● **WHAT THE TASK ASKS**
Working from the top of the listing below, retype each line through the line containing "var bcTicks = [0.04, 0.06, 0.08];", both included, with no pictures.

========================================

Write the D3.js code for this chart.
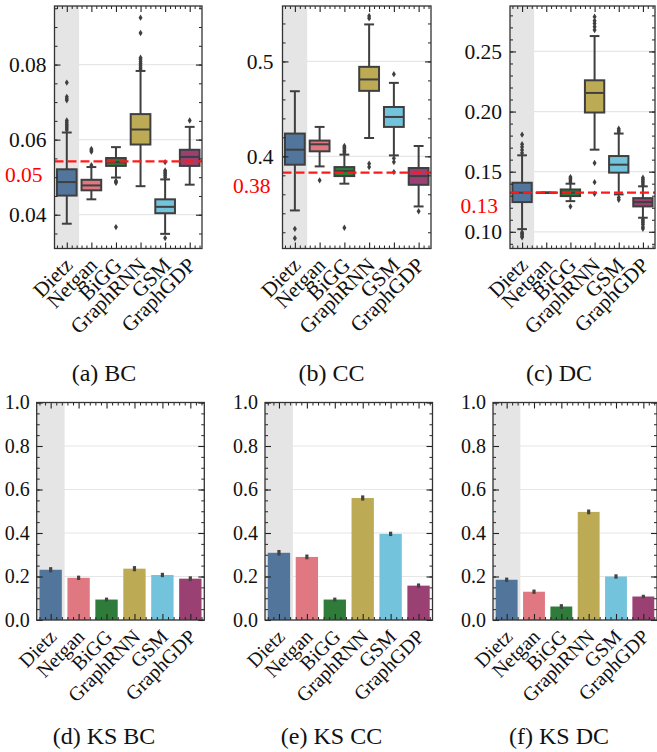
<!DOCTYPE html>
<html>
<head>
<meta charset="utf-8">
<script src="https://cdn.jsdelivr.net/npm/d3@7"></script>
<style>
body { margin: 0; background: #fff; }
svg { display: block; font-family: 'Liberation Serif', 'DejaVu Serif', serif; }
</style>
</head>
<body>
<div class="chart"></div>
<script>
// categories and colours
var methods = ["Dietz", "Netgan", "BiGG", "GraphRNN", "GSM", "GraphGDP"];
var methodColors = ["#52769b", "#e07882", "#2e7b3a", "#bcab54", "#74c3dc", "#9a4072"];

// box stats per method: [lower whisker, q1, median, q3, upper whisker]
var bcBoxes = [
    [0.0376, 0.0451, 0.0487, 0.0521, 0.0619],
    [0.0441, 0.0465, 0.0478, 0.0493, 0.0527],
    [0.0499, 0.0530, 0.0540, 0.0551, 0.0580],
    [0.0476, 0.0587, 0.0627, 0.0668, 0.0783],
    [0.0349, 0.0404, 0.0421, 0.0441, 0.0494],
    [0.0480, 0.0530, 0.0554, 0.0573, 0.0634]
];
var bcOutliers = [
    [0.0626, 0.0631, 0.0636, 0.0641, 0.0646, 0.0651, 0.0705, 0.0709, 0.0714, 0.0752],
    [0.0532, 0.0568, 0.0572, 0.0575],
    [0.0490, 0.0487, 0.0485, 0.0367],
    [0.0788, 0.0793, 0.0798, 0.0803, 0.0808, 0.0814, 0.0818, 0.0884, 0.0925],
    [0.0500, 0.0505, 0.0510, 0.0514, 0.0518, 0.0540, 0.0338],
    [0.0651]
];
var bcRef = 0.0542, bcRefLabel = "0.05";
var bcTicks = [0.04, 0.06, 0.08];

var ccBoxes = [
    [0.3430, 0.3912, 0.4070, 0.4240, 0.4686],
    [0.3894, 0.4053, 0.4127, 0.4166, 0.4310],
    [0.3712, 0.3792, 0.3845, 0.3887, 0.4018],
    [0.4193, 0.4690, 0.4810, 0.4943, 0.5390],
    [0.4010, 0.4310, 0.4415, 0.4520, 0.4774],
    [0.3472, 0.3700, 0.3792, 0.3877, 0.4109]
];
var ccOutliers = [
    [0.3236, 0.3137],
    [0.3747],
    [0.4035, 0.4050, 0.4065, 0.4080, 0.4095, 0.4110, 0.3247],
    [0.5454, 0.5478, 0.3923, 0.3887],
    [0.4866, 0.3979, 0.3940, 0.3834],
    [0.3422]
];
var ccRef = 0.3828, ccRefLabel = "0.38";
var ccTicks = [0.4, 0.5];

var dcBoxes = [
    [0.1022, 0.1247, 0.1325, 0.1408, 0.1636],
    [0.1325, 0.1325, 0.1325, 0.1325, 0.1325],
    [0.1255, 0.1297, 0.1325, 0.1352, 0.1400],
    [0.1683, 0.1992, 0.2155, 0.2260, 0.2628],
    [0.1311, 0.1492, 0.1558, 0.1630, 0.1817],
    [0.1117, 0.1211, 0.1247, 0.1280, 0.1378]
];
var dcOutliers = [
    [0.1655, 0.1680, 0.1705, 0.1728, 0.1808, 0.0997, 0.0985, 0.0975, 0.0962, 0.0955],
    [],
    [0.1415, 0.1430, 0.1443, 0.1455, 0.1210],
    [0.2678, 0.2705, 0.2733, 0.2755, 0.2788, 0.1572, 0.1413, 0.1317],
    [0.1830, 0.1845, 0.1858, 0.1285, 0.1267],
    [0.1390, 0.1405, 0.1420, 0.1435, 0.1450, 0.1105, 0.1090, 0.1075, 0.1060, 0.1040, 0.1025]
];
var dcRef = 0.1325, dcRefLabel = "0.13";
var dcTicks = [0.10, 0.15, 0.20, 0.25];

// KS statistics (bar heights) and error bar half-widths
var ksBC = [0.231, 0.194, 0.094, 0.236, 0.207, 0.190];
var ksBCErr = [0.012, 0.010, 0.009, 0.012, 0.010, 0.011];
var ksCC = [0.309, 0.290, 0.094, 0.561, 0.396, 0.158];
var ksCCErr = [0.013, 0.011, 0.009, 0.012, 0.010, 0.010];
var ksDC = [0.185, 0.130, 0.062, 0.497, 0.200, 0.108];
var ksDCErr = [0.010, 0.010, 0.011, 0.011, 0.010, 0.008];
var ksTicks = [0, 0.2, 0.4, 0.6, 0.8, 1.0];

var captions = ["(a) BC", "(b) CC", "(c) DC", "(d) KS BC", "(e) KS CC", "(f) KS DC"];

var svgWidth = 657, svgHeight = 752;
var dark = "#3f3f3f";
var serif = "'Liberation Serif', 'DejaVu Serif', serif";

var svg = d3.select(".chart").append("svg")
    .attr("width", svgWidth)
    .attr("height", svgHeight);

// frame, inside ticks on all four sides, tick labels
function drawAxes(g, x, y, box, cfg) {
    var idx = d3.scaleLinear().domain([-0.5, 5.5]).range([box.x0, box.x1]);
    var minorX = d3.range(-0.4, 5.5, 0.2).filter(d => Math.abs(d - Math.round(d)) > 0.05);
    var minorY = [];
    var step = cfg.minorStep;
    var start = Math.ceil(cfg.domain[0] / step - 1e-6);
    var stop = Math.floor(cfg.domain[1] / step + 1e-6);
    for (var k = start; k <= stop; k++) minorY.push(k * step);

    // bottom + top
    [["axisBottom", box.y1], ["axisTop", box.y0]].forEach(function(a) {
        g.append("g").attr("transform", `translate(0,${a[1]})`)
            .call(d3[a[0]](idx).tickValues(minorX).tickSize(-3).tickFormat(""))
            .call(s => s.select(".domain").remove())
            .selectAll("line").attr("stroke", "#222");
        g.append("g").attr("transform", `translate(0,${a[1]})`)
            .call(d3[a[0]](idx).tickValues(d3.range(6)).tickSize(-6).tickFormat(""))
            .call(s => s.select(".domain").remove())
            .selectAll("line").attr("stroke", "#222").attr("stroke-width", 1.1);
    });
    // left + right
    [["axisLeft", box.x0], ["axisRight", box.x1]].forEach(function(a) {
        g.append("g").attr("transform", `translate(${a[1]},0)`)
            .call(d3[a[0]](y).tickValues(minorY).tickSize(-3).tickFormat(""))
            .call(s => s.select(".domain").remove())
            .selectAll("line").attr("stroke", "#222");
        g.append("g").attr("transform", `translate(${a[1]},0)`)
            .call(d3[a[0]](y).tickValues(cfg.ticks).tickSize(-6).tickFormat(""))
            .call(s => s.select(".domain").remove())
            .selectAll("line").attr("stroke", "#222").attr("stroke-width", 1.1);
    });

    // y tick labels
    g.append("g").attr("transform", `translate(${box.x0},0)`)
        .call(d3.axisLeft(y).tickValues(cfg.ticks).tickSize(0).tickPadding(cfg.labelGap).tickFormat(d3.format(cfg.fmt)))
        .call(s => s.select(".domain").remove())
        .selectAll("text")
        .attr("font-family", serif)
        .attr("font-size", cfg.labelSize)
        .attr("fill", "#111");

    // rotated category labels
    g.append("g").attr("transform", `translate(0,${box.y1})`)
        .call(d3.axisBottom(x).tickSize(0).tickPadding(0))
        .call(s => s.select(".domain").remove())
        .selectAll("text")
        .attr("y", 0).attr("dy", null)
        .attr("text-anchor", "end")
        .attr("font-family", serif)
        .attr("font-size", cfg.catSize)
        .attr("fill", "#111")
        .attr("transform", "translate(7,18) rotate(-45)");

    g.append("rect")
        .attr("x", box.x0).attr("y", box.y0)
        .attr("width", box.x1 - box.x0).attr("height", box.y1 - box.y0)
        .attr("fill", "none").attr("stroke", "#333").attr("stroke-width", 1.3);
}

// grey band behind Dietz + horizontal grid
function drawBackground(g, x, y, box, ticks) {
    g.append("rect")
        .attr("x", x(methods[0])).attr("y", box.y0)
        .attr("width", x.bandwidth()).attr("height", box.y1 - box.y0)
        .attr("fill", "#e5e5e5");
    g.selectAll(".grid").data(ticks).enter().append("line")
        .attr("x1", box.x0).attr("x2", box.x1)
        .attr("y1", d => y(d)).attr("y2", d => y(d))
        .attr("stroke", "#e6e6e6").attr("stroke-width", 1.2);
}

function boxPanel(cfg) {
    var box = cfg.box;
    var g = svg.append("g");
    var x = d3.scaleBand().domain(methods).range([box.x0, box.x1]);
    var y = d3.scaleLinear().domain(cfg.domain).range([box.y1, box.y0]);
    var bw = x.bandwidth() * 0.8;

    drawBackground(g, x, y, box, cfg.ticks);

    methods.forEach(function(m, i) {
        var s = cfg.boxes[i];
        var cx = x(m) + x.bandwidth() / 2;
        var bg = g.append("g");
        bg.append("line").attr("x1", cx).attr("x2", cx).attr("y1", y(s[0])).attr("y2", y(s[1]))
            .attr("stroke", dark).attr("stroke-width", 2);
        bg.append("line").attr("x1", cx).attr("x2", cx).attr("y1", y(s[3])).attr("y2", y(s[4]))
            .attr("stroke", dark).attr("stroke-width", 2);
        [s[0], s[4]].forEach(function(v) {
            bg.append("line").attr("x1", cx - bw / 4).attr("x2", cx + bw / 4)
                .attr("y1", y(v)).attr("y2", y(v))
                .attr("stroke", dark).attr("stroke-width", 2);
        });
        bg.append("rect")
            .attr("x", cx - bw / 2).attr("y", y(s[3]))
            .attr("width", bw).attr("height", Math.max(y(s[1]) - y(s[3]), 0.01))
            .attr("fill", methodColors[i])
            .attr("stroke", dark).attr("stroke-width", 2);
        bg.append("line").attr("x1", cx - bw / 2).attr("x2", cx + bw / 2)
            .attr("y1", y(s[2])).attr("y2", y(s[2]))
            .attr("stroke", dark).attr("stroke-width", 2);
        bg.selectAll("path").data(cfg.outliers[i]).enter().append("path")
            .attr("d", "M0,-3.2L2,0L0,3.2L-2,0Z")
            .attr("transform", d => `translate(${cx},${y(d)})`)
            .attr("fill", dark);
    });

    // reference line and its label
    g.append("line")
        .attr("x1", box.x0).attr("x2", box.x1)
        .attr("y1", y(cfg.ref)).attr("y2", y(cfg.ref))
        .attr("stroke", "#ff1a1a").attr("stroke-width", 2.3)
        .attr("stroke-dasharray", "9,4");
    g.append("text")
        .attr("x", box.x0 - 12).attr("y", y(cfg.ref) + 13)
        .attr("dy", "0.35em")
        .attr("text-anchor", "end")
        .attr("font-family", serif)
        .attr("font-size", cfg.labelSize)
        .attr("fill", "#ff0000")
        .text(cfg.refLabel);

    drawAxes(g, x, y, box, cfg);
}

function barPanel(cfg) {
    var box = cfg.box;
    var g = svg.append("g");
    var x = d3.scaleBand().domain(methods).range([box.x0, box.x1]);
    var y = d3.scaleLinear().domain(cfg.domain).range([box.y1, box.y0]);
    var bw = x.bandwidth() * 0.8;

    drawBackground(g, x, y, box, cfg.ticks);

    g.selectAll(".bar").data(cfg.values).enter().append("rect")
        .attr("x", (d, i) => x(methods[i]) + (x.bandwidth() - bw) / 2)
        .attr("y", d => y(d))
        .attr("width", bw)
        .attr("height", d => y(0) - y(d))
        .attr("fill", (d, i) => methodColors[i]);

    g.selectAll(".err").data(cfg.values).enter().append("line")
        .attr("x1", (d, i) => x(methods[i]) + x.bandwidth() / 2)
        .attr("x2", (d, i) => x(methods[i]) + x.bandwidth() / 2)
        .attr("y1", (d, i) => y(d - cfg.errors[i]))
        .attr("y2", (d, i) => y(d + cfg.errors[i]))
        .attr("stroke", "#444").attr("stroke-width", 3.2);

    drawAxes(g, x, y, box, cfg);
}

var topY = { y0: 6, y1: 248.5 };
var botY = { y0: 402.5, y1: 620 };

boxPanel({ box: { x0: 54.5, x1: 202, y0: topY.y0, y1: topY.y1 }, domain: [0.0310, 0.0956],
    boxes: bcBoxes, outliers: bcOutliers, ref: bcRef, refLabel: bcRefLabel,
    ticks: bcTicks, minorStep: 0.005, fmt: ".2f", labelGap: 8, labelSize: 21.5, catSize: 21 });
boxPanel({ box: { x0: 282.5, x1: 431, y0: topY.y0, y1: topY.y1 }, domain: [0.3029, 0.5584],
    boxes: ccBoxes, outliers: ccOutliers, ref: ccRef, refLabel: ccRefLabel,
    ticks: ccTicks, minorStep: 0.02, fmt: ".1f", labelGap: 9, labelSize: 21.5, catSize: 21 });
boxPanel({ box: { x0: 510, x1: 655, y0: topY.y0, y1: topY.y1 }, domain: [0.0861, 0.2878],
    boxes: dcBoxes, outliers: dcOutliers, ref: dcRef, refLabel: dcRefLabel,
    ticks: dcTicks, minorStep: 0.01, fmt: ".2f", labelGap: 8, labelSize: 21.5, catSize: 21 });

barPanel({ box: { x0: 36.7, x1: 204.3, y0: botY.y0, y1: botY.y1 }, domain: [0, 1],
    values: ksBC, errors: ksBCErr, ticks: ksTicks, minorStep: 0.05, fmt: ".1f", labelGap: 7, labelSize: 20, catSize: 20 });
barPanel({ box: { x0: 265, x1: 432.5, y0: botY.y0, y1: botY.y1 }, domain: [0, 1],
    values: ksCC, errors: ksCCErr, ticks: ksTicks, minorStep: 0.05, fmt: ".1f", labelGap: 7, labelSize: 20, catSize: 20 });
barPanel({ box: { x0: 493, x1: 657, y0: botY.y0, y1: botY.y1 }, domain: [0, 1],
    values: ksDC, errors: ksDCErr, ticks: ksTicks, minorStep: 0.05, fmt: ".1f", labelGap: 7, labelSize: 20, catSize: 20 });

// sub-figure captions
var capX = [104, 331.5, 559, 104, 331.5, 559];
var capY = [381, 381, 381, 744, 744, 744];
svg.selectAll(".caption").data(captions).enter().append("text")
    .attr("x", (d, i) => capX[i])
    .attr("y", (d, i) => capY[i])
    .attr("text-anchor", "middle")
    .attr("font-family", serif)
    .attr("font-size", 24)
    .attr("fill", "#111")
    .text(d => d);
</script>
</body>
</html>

========================================

● **RESULT BELOW**
Write the D3.js code for this chart.
<!DOCTYPE html>
<html>
<head>
<meta charset="utf-8">
<script src="https://cdn.jsdelivr.net/npm/d3@7"></script>
<style>
body { margin: 0; background: #fff; }
svg { display: block; font-family: 'Liberation Serif', 'DejaVu Serif', serif; }
</style>
</head>
<body>
<div class="chart"></div>
<script>
// categories and colours
var methods = ["Dietz", "Netgan", "BiGG", "GraphRNN", "GSM", "GraphGDP"];
var methodColors = ["#52769b", "#e07882", "#2e7b3a", "#bcab54", "#74c3dc", "#9a4072"];

// box stats per method: [lower whisker, q1, median, q3, upper whisker]
var bcBoxes = [
    [0.0376, 0.0451, 0.0487, 0.0521, 0.0619],
    [0.0441, 0.0465, 0.0478, 0.0493, 0.0527],
    [0.0499, 0.0530, 0.0540, 0.0551, 0.0580],
    [0.0476, 0.0587, 0.0627, 0.0668, 0.0783],
    [0.0349, 0.0404, 0.0421, 0.0441, 0.0494],
    [0.0480, 0.0530, 0.0554, 0.0573, 0.0634]
];
var bcOutliers = [
    [0.0626, 0.0631, 0.0636, 0.0641, 0.0646, 0.0651, 0.0705, 0.0709, 0.0714, 0.0752],
    [0.0532, 0.0568, 0.0572, 0.0575],
    [0.0490, 0.0487, 0.0485, 0.0367],
    [0.0788, 0.0793, 0.0798, 0.0803, 0.0808, 0.0814, 0.0818, 0.0884, 0.0925],
    [0.0500, 0.0505, 0.0510, 0.0514, 0.0518, 0.0540, 0.0338],
    [0.0651]
];
var bcRef = 0.0542, bcRefLabel = "0.05";
var bcTicks = [0.04, 0.06, 0.08];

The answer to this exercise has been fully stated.